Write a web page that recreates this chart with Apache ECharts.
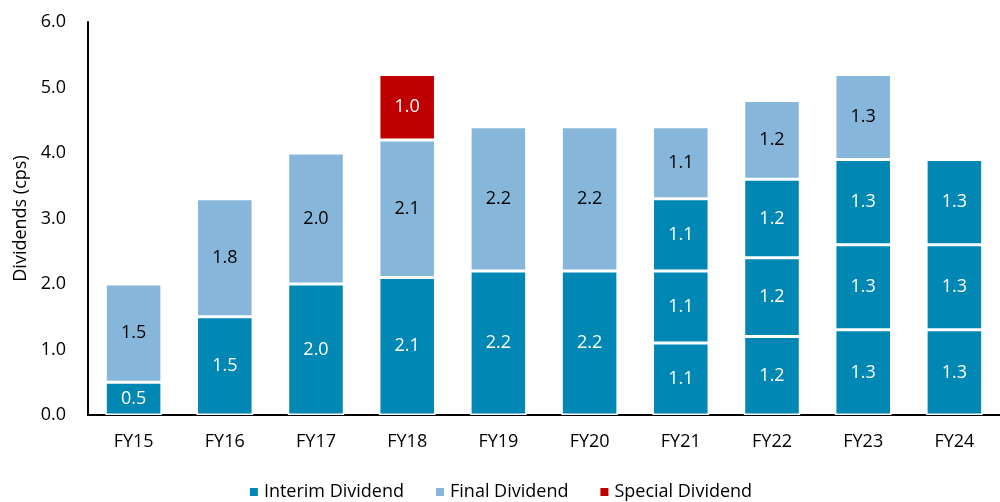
<!DOCTYPE html>
<html>
<head>
<meta charset="utf-8">
<script src="https://cdn.jsdelivr.net/npm/echarts@6/dist/echarts.min.js"></script>
<style>
  html, body { margin: 0; padding: 0; background: #fff; }
  #chart { width: 1000px; height: 502px; }
</style>
</head>
<body>
<div id="chart"></div>
<script>
const categories = ['FY15', 'FY16', 'FY17', 'FY18', 'FY19', 'FY20', 'FY21', 'FY22', 'FY23', 'FY24']
// interim payments stack from the bottom; later years have several
const interim1 = [0.5, 1.5, 2.0, 2.1, 2.2, 2.2, 1.1, 1.2, 1.3, 1.3]
const interim2 = [null, null, null, null, null, null, 1.1, 1.2, 1.3, 1.3]
const interim3 = [null, null, null, null, null, null, 1.1, 1.2, 1.3, 1.3]
const finalDiv = [1.5, 1.8, 2.0, 2.1, 2.2, 2.2, 1.1, 1.2, 1.3, null]
const specialDiv = [null, null, null, 1.0, null, null, null, null, null, null]
const yTicks = [0, 1, 2, 3, 4, 5, 6]

const FONT = 'Open Sans'
const FS = 18
const C_INTERIM = '#0087b4'
const C_FINAL = '#86b7da'
const C_SPECIAL = '#c00000'

var myChart = echarts.init(document.getElementById('chart'))

function seg(name, data, color, labelColor) {
  return {
    name: name,
    type: 'bar',
    stack: 'total',
    barWidth: '62%',
    data: data,
    itemStyle: {
      color: color,
      borderColor: '#fff',
      borderWidth: 1.5
    },
    label: {
      show: true,
      position: 'inside',
      color: labelColor,
      fontFamily: FONT,
      fontSize: FS,
      formatter: p => p.value.toFixed(1)
    },
    emphasis: { disabled: true }
  }
}

var option = {
  animation: false,
  textStyle: { fontFamily: FONT },
  grid: {
    left: 88,
    right: -8,
    top: 22,
    bottom: 87
  },
  legend: {
    data: ['Interim Dividend', 'Final Dividend', 'Special Dividend'],
    bottom: -4,
    left: 'center',
    itemWidth: 10,
    itemHeight: 10,
    itemGap: 30,
    icon: 'rect',
    textStyle: { fontFamily: FONT, fontSize: FS, color: '#000' }
  },
  xAxis: {
    type: 'category',
    data: categories,
    axisTick: { show: false },
    axisLine: { lineStyle: { color: '#000', width: 2 } },
    axisLabel: { color: '#000', fontSize: FS, fontFamily: FONT, margin: 18 }
  },
  yAxis: {
    type: 'value',
    min: yTicks[0],
    max: yTicks[yTicks.length - 1],
    interval: 1,
    name: 'Dividends (cps)',
    nameLocation: 'middle',
    nameGap: 58,
    nameTextStyle: { color: '#000', fontSize: FS, fontFamily: FONT },
    splitLine: { show: false },
    axisTick: { show: false },
    axisLine: { show: true, lineStyle: { color: '#000', width: 2 } },
    axisLabel: {
      color: '#000',
      fontSize: FS,
      fontFamily: FONT,
      margin: 22,
      formatter: v => v.toFixed(1)
    }
  },
  series: [
    seg('Interim Dividend', interim1, C_INTERIM, '#fff'),
    seg('Interim Dividend 2', interim2, C_INTERIM, '#fff'),
    seg('Interim Dividend 3', interim3, C_INTERIM, '#fff'),
    seg('Final Dividend', finalDiv, C_FINAL, '#000'),
    seg('Special Dividend', specialDiv, C_SPECIAL, '#fff')
  ]
}

option && myChart.setOption(option)
</script>
</body>
</html>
◆ ◆ ◆ ◆ ◆
## [Given request]
Without the images, write out each line of the data verbatim.

## [Answer in full]
Write a web page that recreates this chart with Apache ECharts.
<!DOCTYPE html>
<html>
<head>
<meta charset="utf-8">
<script src="https://cdn.jsdelivr.net/npm/echarts@6/dist/echarts.min.js"></script>
<style>
  html, body { margin: 0; padding: 0; background: #fff; }
  #chart { width: 1000px; height: 502px; }
</style>
</head>
<body>
<div id="chart"></div>
<script>
const categories = ['FY15', 'FY16', 'FY17', 'FY18', 'FY19', 'FY20', 'FY21', 'FY22', 'FY23', 'FY24']
// interim payments stack from the bottom; later years have several
const interim1 = [0.5, 1.5, 2.0, 2.1, 2.2, 2.2, 1.1, 1.2, 1.3, 1.3]
const interim2 = [null, null, null, null, null, null, 1.1, 1.2, 1.3, 1.3]
const interim3 = [null, null, null, null, null, null, 1.1, 1.2, 1.3, 1.3]
const finalDiv = [1.5, 1.8, 2.0, 2.1, 2.2, 2.2, 1.1, 1.2, 1.3, null]
const specialDiv = [null, null, null, 1.0, null, null, null, null, null, null]
const yTicks = [0, 1, 2, 3, 4, 5, 6]

const FONT = 'Open Sans'
const FS = 18
const C_INTERIM = '#0087b4'
const C_FINAL = '#86b7da'
const C_SPECIAL = '#c00000'

var myChart = echarts.init(document.getElementById('chart'))

function seg(name, data, color, labelColor) {
  return {
    name: name,
    type: 'bar',
    stack: 'total',
    barWidth: '62%',
    data: data,
    itemStyle: {
      color: color,
      borderColor: '#fff',
      borderWidth: 1.5
    },
    label: {
      show: true,
      position: 'inside',
      color: labelColor,
      fontFamily: FONT,
      fontSize: FS,
      formatter: p => p.value.toFixed(1)
    },
    emphasis: { disabled: true }
  }
}

var option = {
  animation: false,
  textStyle: { fontFamily: FONT },
  grid: {
    left: 88,
    right: -8,
    top: 22,
    bottom: 87
  },
  legend: {
    data: ['Interim Dividend', 'Final Dividend', 'Special Dividend'],
    bottom: -4,
    left: 'center',
    itemWidth: 10,
    itemHeight: 10,
    itemGap: 30,
    icon: 'rect',
    textStyle: { fontFamily: FONT, fontSize: FS, color: '#000' }
  },
  xAxis: {
    type: 'category',
    data: categories,
    axisTick: { show: false },
    axisLine: { lineStyle: { color: '#000', width: 2 } },
    axisLabel: { color: '#000', fontSize: FS, fontFamily: FONT, margin: 18 }
  },
  yAxis: {
    type: 'value',
    min: yTicks[0],
    max: yTicks[yTicks.length - 1],
    interval: 1,
    name: 'Dividends (cps)',
    nameLocation: 'middle',
    nameGap: 58,
    nameTextStyle: { color: '#000', fontSize: FS, fontFamily: FONT },
    splitLine: { show: false },
    axisTick: { show: false },
    axisLine: { show: true, lineStyle: { color: '#000', width: 2 } },
    axisLabel: {
      color: '#000',
      fontSize: FS,
      fontFamily: FONT,
      margin: 22,
      formatter: v => v.toFixed(1)
    }
  },
  series: [
    seg('Interim Dividend', interim1, C_INTERIM, '#fff'),
    seg('Interim Dividend 2', interim2, C_INTERIM, '#fff'),
    seg('Interim Dividend 3', interim3, C_INTERIM, '#fff'),
    seg('Final Dividend', finalDiv, C_FINAL, '#000'),
    seg('Special Dividend', specialDiv, C_SPECIAL, '#fff')
  ]
}

option && myChart.setOption(option)
</script>
</body>
</html>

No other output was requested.